# EXERCISE INPUT:

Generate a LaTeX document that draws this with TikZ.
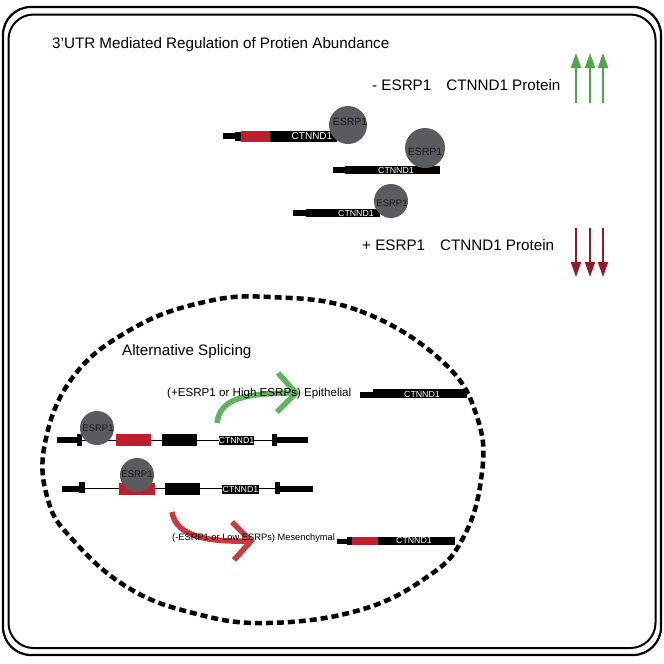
\documentclass[tikz,border=0pt]{standalone}
\usepackage{fontspec}
\setmainfont{Liberation Sans}
\usetikzlibrary{arrows.meta}
\definecolor{blobgray}{RGB}{90,91,95}
\definecolor{exred}{RGB}{190,30,45}
\definecolor{upgreen}{RGB}{80,165,70}
\definecolor{downred}{RGB}{150,25,40}
\definecolor{cgreen}{RGB}{95,180,95}
\definecolor{cred}{RGB}{200,60,65}
\tikzset{
  frame/.style={line width=2.2pt, rounded corners=28pt},
  bar/.style={fill=black},
  redbar/.style={fill=exred},
  blob/.style={circle, fill=blobgray, inner sep=0pt, minimum size=#1},
  blobtxt/.style={text=black!90, font=\fontsize{9.5}{10}\selectfont, inner sep=0pt},
  gtxt/.style={text=white, font=\fontsize{8.8}{9}\selectfont, inner sep=0pt},
  lbl/.style={font=\fontsize{15.2}{17}\selectfont, inner sep=0pt, anchor=west},
  slbl/.style={font=\fontsize{11.6}{13}\selectfont, inner sep=0pt, anchor=west},
  uparr/.style={draw=upgreen, line width=2pt, -{Triangle[length=15pt,width=10pt]}},
  dnarr/.style={draw=downred, line width=2pt, -{Triangle[length=15pt,width=10pt]}},
  bendline/.style={line width=5.5pt},
  intron/.style={line width=0.8pt}
}
\begin{document}
\begin{tikzpicture}[x=1pt,y=-1pt]
\useasboundingbox (0,0) rectangle (664,664);
% frames
\draw[frame] (3,7) rectangle (661,655);
\draw[frame, line width=2pt, rounded corners=25pt] (8.5,14.5) rectangle (655.5,648);

% titles
\node[lbl] (title) at (52,45) {3’UTR Mediated Regulation of Protien Abundance};
\node[lbl] (minus) at (372,85) {- ESRP1\hspace{15pt}CTNND1 Protein};
\node[lbl] (plus) at (362,245) {+ ESRP1\hspace{15pt}CTNND1 Protein};

% up / down arrows
\foreach \x/\n in {576/a,590/b,603/c}{
  \coordinate (ub\n) at (\x,103);
  \coordinate (ut\n) at (\x,53);
  \draw[uparr] (ub\n) -- (ut\n);
  \coordinate (db\n) at (\x,228);
  \coordinate (dt\n) at (\x,277);
  \draw[dnarr] (db\n) -- (dt\n);
}

% transcript 1
\fill[bar] (223,133) rectangle (241,139);
\fill[bar] (235,131.5) rectangle (242,141);
\fill[redbar] (241,131) rectangle (270,142);
\fill[bar] (270,131) rectangle (337,142);
\node[gtxt, font=\fontsize{10}{10}\selectfont] (t1) at (312,136.5) {CTNND1};
\node[blob=38pt] (b1) at (348,125) {};
\node[blobtxt, font=\fontsize{10.5}{11}\selectfont] (b1t) at (350,122) {ESRP1};

% transcript 2
\fill[bar] (333,167) rectangle (346,173);
\fill[bar] (345,165.5) rectangle (440,173.5);
\node[gtxt] (t2) at (396,170) {CTNND1};
\node[blob=40pt] (b2) at (425,148) {};
\node[blobtxt, font=\fontsize{10.5}{11}\selectfont] (b2t) at (425,152) {ESRP1};

% transcript 3
\fill[bar] (293,210) rectangle (307,216);
\fill[bar] (306,208.5) rectangle (380,216.5);
\node[gtxt] (t3) at (356,213.5) {CTNND1};
\node[blob=34pt] (b3) at (391,201) {};
\node[blobtxt] (b3t) at (392,203) {ESRP1};

% dashed ellipse
\draw[line width=4.5pt, dash pattern=on 7pt off 4pt]
  plot[smooth cycle, tension=0.7] coordinates {
  (270,297) (360,311) (443,362) (478,420) (481,480) (462,540) (427,577)
  (360,610) (267,623) (193,613) (127,587) (73,540) (48,500) (45,443) (73,377) (130,330) (200,303)};

\node[lbl] (alt) at (122,352) {Alternative Splicing};

% curved arrows
\coordinate (gs) at (217,423);
\coordinate (ge) at (295,393);
\draw[cgreen, bendline] (gs) .. controls (220,400) and (240,393) .. (ge);
\draw[cgreen, bendline, miter limit=10] (278,373) -- (296,393) -- (277,412);
\coordinate (rs) at (172,512);
\coordinate (re) at (250,541);
\draw[cred, bendline] (rs) .. controls (176,538) and (212,542) .. (re);
\draw[cred, bendline, miter limit=10] (232,522) -- (251,541) -- (234,560);

\node[slbl] (epi) at (167,393) {(+ESRP1 or High ESRPs) Epithelial};
\node[slbl, font=\fontsize{9.3}{11}\selectfont] (mes) at (172,538) {(-ESRP1 or Low ESRPs) Mesenchymal};

% epithelial product
\fill[bar] (360,392) rectangle (374,397.5);
\fill[bar] (373,389) rectangle (467,398);
\node[gtxt] (te) at (422,394) {CTNND1};

% mesenchymal product
\fill[bar] (337,539) rectangle (352,544);
\fill[bar] (347,537) rectangle (352,545);
\fill[redbar] (352,536.5) rectangle (378,544.5);
\fill[bar] (378,536.5) rectangle (455,544.5);
\node[gtxt] (tm) at (414,540.5) {CTNND1};

% gene 1
\draw[intron] (80,440) -- (275,440);
\fill[bar] (57,437) rectangle (80,443);
\fill[bar] (77,434) rectangle (82,446);
\fill[redbar] (116,434) rectangle (151,446);
\fill[bar] (162,434) rectangle (197,446);
\fill[bar] (219,435.5) rectangle (254,444.5);
\node[gtxt] (g1t) at (236.5,440) {CTNND1};
\fill[bar] (272,434) rectangle (277,446);
\fill[bar] (277,437) rectangle (308,443);
\node[blob=34pt] (g1b) at (97,428) {};
\node[blobtxt] (g1bt) at (98,428) {ESRP1};

% gene 2
\draw[intron] (82,488.5) -- (278,488.5);
\fill[bar] (62,485.5) rectangle (82,491.5);
\fill[bar] (79,482) rectangle (85,493);
\fill[redbar] (119,483) rectangle (155,495);
\fill[bar] (165,483) rectangle (200,495);
\fill[bar] (222,485) rectangle (259,493.5);
\node[gtxt] (g2t) at (240.5,489.2) {CTNND1};
\fill[bar] (275,482) rectangle (280,494);
\fill[bar] (280,485.5) rectangle (313,491.5);
\node[blob=34pt] (g2b) at (137,475) {};
\node[blobtxt] (g2bt) at (137,474) {ESRP1};
\end{tikzpicture}
\end{document}
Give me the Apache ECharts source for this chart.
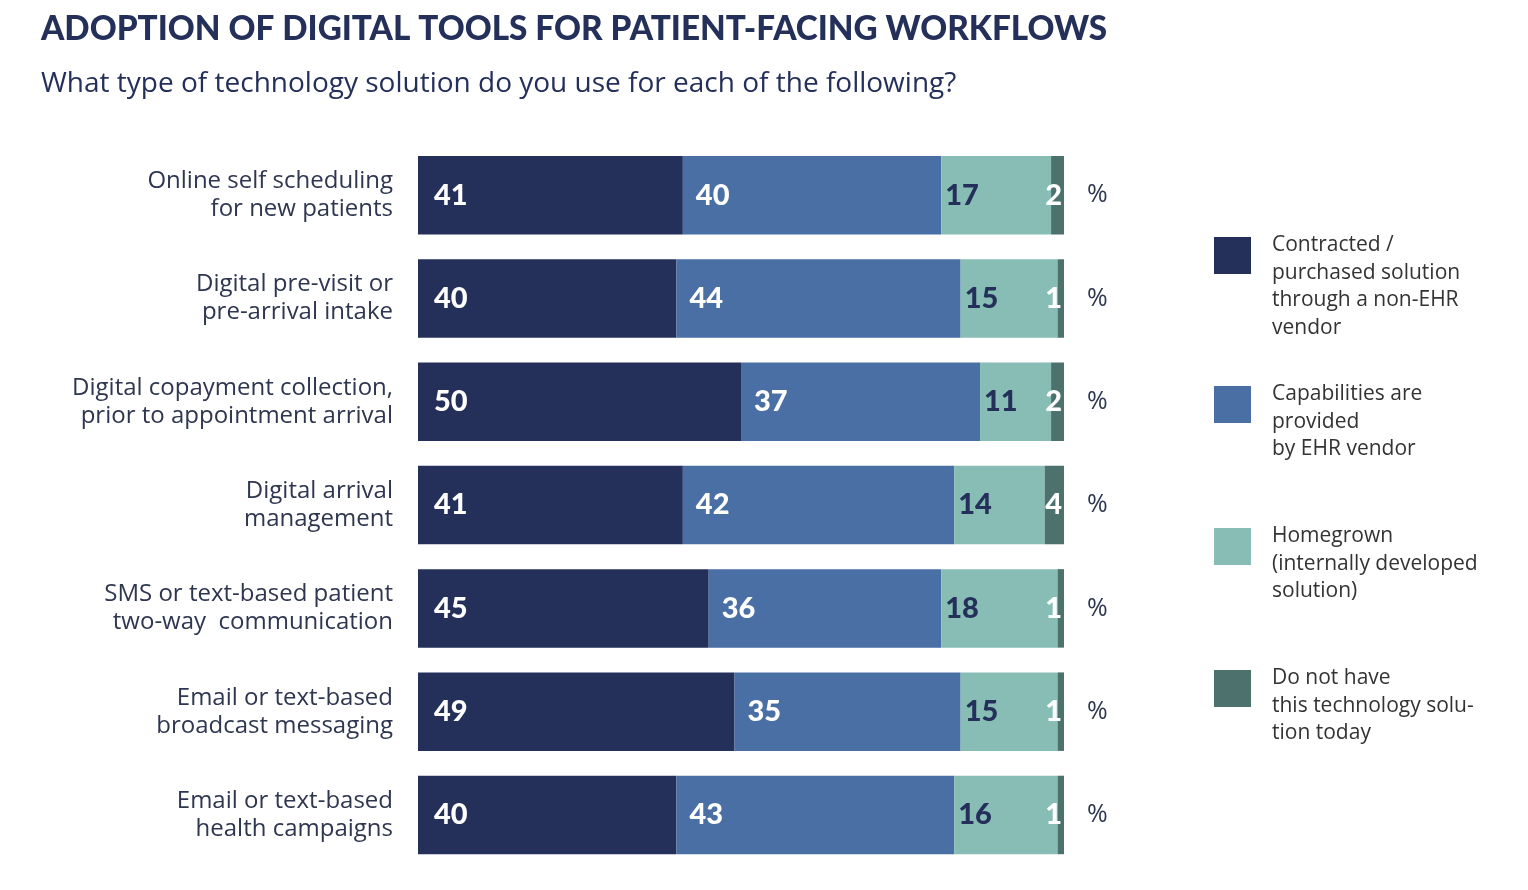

# YOUR OBJECTIVE:
Say how many lines of the material contain the word "this", with no other text.

# COMPLETED TASK:
2